The study's lead investigator, exercise physiologist Kerry Stewart, Ed.D., says the rise in the number of people with nonalcoholic fatty liver, mostly due to obesity, signals "a dark trend" because the disease, also called hepatic steatosis, may lead to cirrhosis and subsequent liver failure and transplantation, even cancer, as well as increased risk of diabetes-related heart disease.
"People with type 2 diabetes have added reason to be active and to exercise, not just because it is good for their overall health, but also because our study results pinpoint a key benefit to trimming the fatty liver that complicates their illness and which could accelerate heart disease and liver failure," says Stewart, a professor of medicine and director of clinical and research exercise physiology at the Johns Hopkins University School of Medicine and its Heart and Vascular Institute.
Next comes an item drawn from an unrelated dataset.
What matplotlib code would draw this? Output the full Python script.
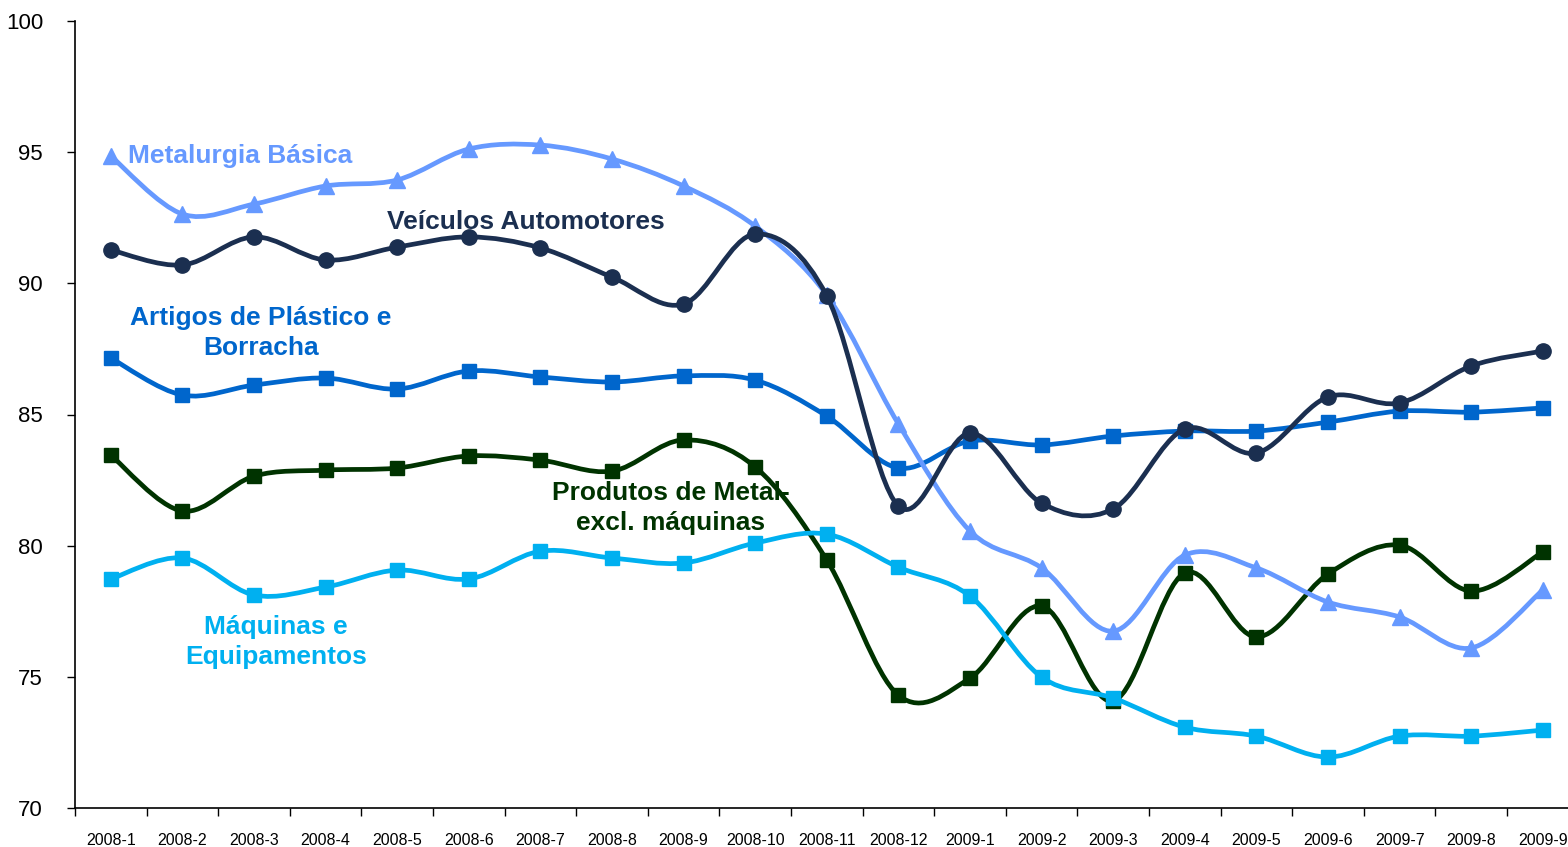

A majority of the quarter-million people who die each year from all kinds of diabetes do so as a result of some form of heart disease or stroke. And excess body fat is known to increase the likelihood of potentially life-threatening illness because the fat leads to more inflammation in the artery walls, high blood pressure and elevated blood cholesterol levels.
In the study, 77 diabetic men and women in Baltimore, Md., were divided into two groups.
For a six-month period, half of the study participants were put through a moderate program of sustained aerobic exercise consisting of 45-minute sessions three times a week.
They could bicycle, run on a treadmill or take brisk walks. In addition, they lifted stacked weights for about 20 minutes, also three times a week, and not at a heavy-duty pace.
The other half of the participants were asked to avoid any formal aerobic fitness or gym classes.
Special magnetic resonance imaging scans performed at the start and end of the study showed much lower levels of liver fat in the active group, while levels remained the same in the nonexercising group (at 5.6 percent and 8.5 percent, respectively). Physical fitness exams were also done.